Upon coming up to this University of over 50 thousand students, I was forced to start my journey to overcome this challenge. I was thrown out of my element coming up to this school when my friends from home were not with me anymore. The first few months, I was lonely and had a terribly hard time making friends. Nobody seemed to want to be my friend, everybody had their own social group and did not seem to have room for me.
After months and months introducing myself to different people in my classes and dorm, I was greatly discouraged. It got really hard to be up here with absolutely nobody in my corner. Calling home only made things worse as I would become teary-eyed and beg my parents to come take me away from this unfamiliar place. They were always willing to calm me down on the phone but they refused to come and get me because they know this was all part of the adjustment period and given time, I would absolutely fall in love with this school. Unknowingly to me at the time, they were right.
Come the second semester, I was seriously considering leaving college and being back at home in my comfort zone. That is until I decided to take a leap of faith to make this change work in my life and rush a sorority. That proved to be the best decision I have made thus far. Although nobody pictured the quiet little introvert to be a sorority girl, I thought I had nothing to lose by just attending one event and seeing what happens.

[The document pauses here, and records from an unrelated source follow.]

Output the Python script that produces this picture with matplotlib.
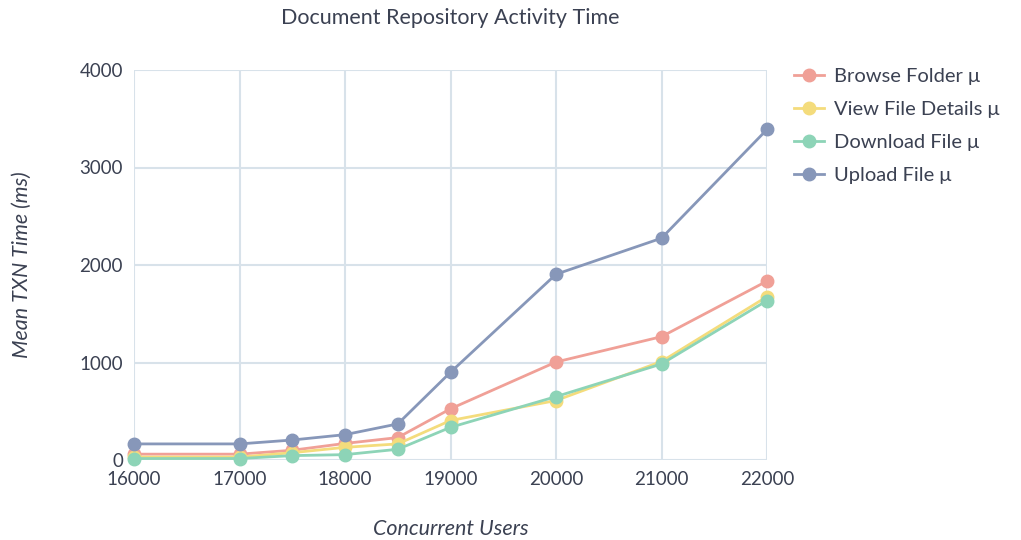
import matplotlib
matplotlib.use("Agg")
import matplotlib.pyplot as plt

plt.rcParams['font.family'] = ['Lato', 'DejaVu Sans']

users = [16000, 17000, 17500, 18000, 18500, 19000, 20000, 21000, 22000]
browse_folder = [60, 60, 100, 170, 230, 525, 1005, 1265, 1835]
view_details = [30, 30, 75, 130, 165, 405, 610, 1010, 1675]
download_file = [15, 15, 45, 55, 110, 335, 650, 985, 1635]
upload_file = [165, 165, 205, 260, 370, 900, 1905, 2275, 3390]

series = [
    ("Browse Folder μ", browse_folder, "#f0a097"),
    ("View File Details μ", view_details, "#f4dc7c"),
    ("Download File μ", download_file, "#8dd4b7"),
    ("Upload File μ", upload_file, "#8797b9"),
]

text_col = "#3b4152"
grid_col = "#d8e2ea"

fig = plt.figure(figsize=(10.21, 5.4), dpi=100)
ax = fig.add_axes([134 / 1021, 80 / 540, 633 / 1021, 390 / 540])

for name, vals, col in series:
    ax.plot(users, vals, color=col, lw=2, marker="o", markersize=9,
            label=name, clip_on=False, zorder=3)

ax.set_xlim(16000, 22000)
ax.set_ylim(0, 4000)
ax.set_xticks(range(16000, 22001, 1000))
ax.set_yticks(range(0, 4001, 1000))
ax.grid(True, color=grid_col, lw=1.5)
ax.set_axisbelow(True)
for s in ax.spines.values():
    s.set_visible(False)
ax.tick_params(length=0, labelsize=13.5, colors=text_col, pad=8)

ax.set_xlabel("Concurrent Users", fontsize=15.5, style="italic",
              color=text_col, labelpad=22)
ax.set_ylabel("Mean TXN Time (ms)", fontsize=15.5, style="italic",
              color=text_col, labelpad=34)
fig.text(450 / 1021, 1 - 18 / 540, "Document Repository Activity Time",
         ha="center", va="center", fontsize=15.5, color=text_col)

leg = ax.legend(loc="upper left", bbox_to_anchor=(776 / 1021, 1 - 50 / 540),
                bbox_transform=fig.transFigure, frameon=False, fontsize=14.5,
                handlelength=1.5, labelspacing=0.78, handletextpad=0.5)
for t in leg.get_texts():
    t.set_color(text_col)

fig.savefig("out.png", dpi=100)
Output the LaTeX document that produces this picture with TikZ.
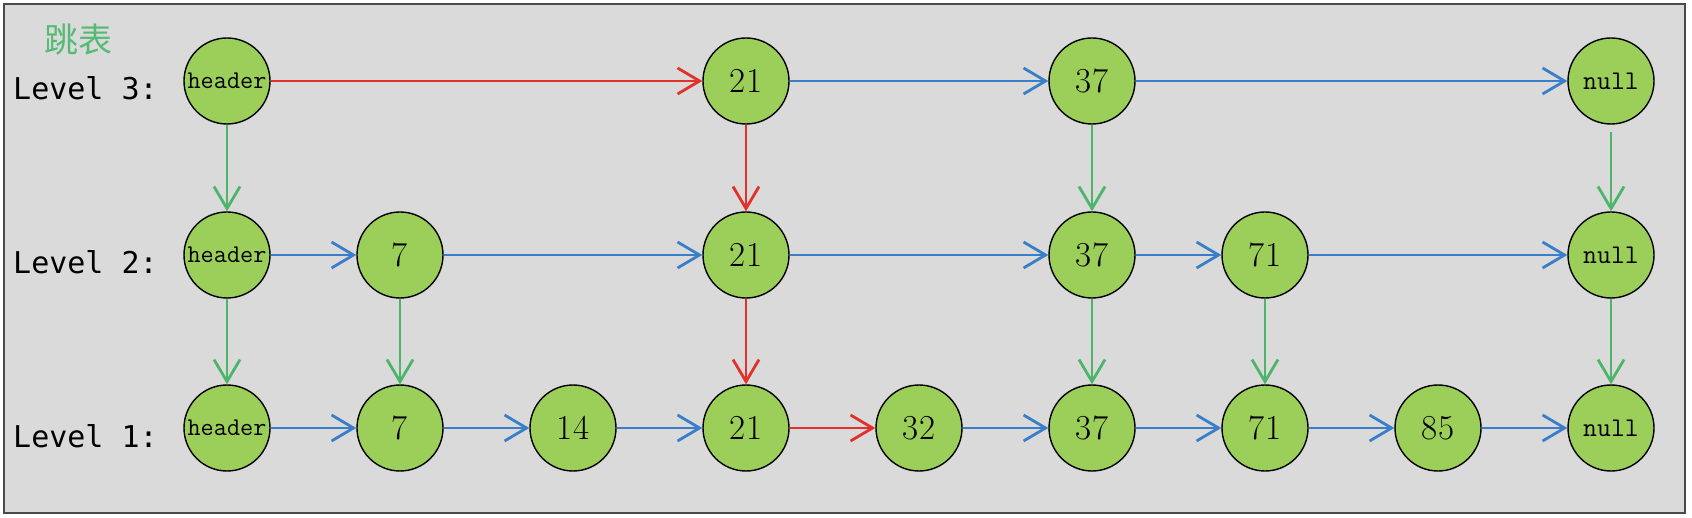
\documentclass[tikz,border=0pt]{standalone}
\usepackage{fontspec}
\newfontfamily\cjkfont{Noto Sans CJK SC}
\newfontfamily\lvlfont{DejaVu Sans Mono}
\usetikzlibrary{arrows.meta}
\definecolor{bgc}{HTML}{DADADA}
\definecolor{framec}{HTML}{4A4A4A}
\definecolor{nodefill}{HTML}{9CCF5A}
\definecolor{bluec}{HTML}{3A7DC9}
\definecolor{redc}{HTML}{E2302B}
\definecolor{greenc}{HTML}{4DB56A}
\definecolor{titlec}{HTML}{55BB74}
\tikzset{
  sk/.style={circle, draw=black, line width=1.4pt, fill=nodefill, minimum size=86pt, inner sep=0pt, font=\fontsize{35}{40}\selectfont},
  hd/.style={sk, font=\ttfamily\fontsize{25.5}{28}\selectfont},
  nl/.style={sk, font=\ttfamily\fontsize{27}{30}\selectfont},
  lvl/.style={anchor=base west, inner sep=0pt, font=\lvlfont\fontsize{30}{32}\selectfont},
  conn/.style={line width=2.8pt, -{Straight Barb[length=22pt,width=26pt,line width=2.8pt]}},
  hb/.style={conn, draw=bluec},
  hr/.style={conn, draw=redc},
  vg/.style={conn, draw=greenc},
}
\begin{document}
\begin{tikzpicture}[x=1pt,y=-1pt]
\useasboundingbox (0,0) rectangle (1692,518);
\draw[fill=bgc, draw=framec, line width=2.5pt] (4,4) rectangle (1685,513);
\node[inner sep=0pt, text=titlec, font=\cjkfont\fontsize{34}{36}\selectfont] (title) at (78,40) {跳表};
\node[lvl] (l3) at (13,100) {Level 3:};
\node[lvl] (l2) at (13,274) {Level 2:};
\node[lvl] (l1) at (13,447) {Level 1:};
% level 3
\node[hd] (h3) at (227,81) {header};
\node[sk] (a21) at (746,81) {21};
\node[sk] (a37) at (1092,81) {37};
\node[nl] (n3) at (1611,81) {null};
% level 2
\node[hd] (h2) at (227,255) {header};
\node[sk] (b7) at (400,255) {7};
\node[sk] (b21) at (746,255) {21};
\node[sk] (b37) at (1092,255) {37};
\node[sk] (b71) at (1265,255) {71};
\node[nl] (n2) at (1611,255) {null};
% level 1
\node[hd] (h1) at (227,428) {header};
\node[sk] (c7) at (400,428) {7};
\node[sk] (c14) at (573,428) {14};
\node[sk] (c21) at (746,428) {21};
\node[sk] (c32) at (919,428) {32};
\node[sk] (c37) at (1092,428) {37};
\node[sk] (c71) at (1265,428) {71};
\node[sk] (c85) at (1438,428) {85};
\node[nl] (n1) at (1611,428) {null};
% horizontal level 3
\draw[hr] (h3) -- (a21);
\draw[hb] (a21) -- (a37);
\draw[hb] (a37) -- (n3);
% horizontal level 2
\draw[hb] (h2) -- (b7);
\draw[hb] (b7) -- (b21);
\draw[hb] (b21) -- (b37);
\draw[hb] (b37) -- (b71);
\draw[hb] (b71) -- (n2);
% horizontal level 1
\draw[hb] (h1) -- (c7);
\draw[hb] (c7) -- (c14);
\draw[hb] (c14) -- (c21);
\draw[hr] (c21) -- (c32);
\draw[hb] (c32) -- (c37);
\draw[hb] (c37) -- (c71);
\draw[hb] (c71) -- (c85);
\draw[hb] (c85) -- (n1);
% vertical 3 -> 2
\draw[vg] (h3) -- (h2);
\draw[hr] (a21) -- (b21);
\draw[vg] (a37) -- (b37);
\draw[vg, shorten <=7pt] (n3) -- (n2);
% vertical 2 -> 1
\draw[vg] (h2) -- (h1);
\draw[vg] (b7) -- (c7);
\draw[hr] (b21) -- (c21);
\draw[vg] (b37) -- (c37);
\draw[vg] (b71) -- (c71);
\draw[vg] (n2) -- (n1);
\end{tikzpicture}
\end{document}
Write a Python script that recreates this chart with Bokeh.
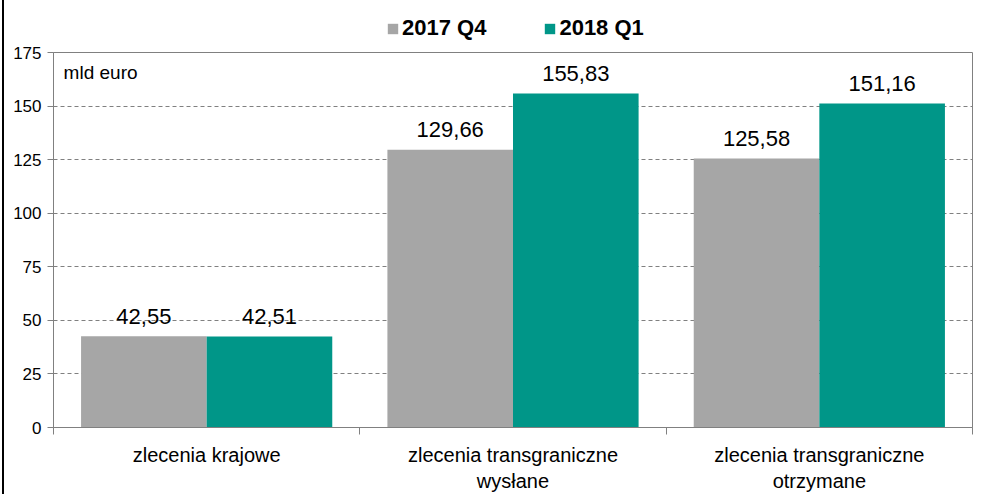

The night after the first informal recruitment event, I called home in tears. For the first time in this entire school year, I could see myself having a place here at MSU. These girls were amazing and made me feel welcome; I really hoped they loved me as much as I loved them. After my call home, my phone rang once more; it was the recruitment vice president. They wanted me in their sorority and as I was shaking nervously while holding the phone, I accepted a bid.
Joining a sorority, although unexpected, has given me the chance to be exposed to so many people who literally scooped me out of my shell and have told me that they do not care if I am quiet or not. They have shown me that there are people who understand you and have the patience to really get to know somebody with a complete and total open mind. I do not think that they even realize the impact that they have had on my life and education.
Greek life is amazing, even for those who do not think that they will fit into and get along with a group of diverse people. I am certain that I will be friends with these girls for the rest of my life and love every single one of them. It has only been a little more than a year, but I feel as though I have known some of these girls forever and would not trade the hundreds of memories that we have made for anything.
Every single day I strive to come out of my comfort zone more and put myself out there, knowing now, thanks to my sisters, I have nothing to lose. It is a tough personal journey, and I do not expect anybody to understand what goes on in my head, but I know with every day that I spend with my friends, I am becoming less of an introvert and less anxious about what people will think about me. I now the confidence to talk to people in my classes, various clubs, dorm halls, and even people I recognize in the street, as well as speak in front of the class without even giving it a second thought. My sisters have opened me up and as a result, I have confidence and have proven that I am not that awkward little high school girl anymore, but rather a strong and very sociable person I never knew existed before.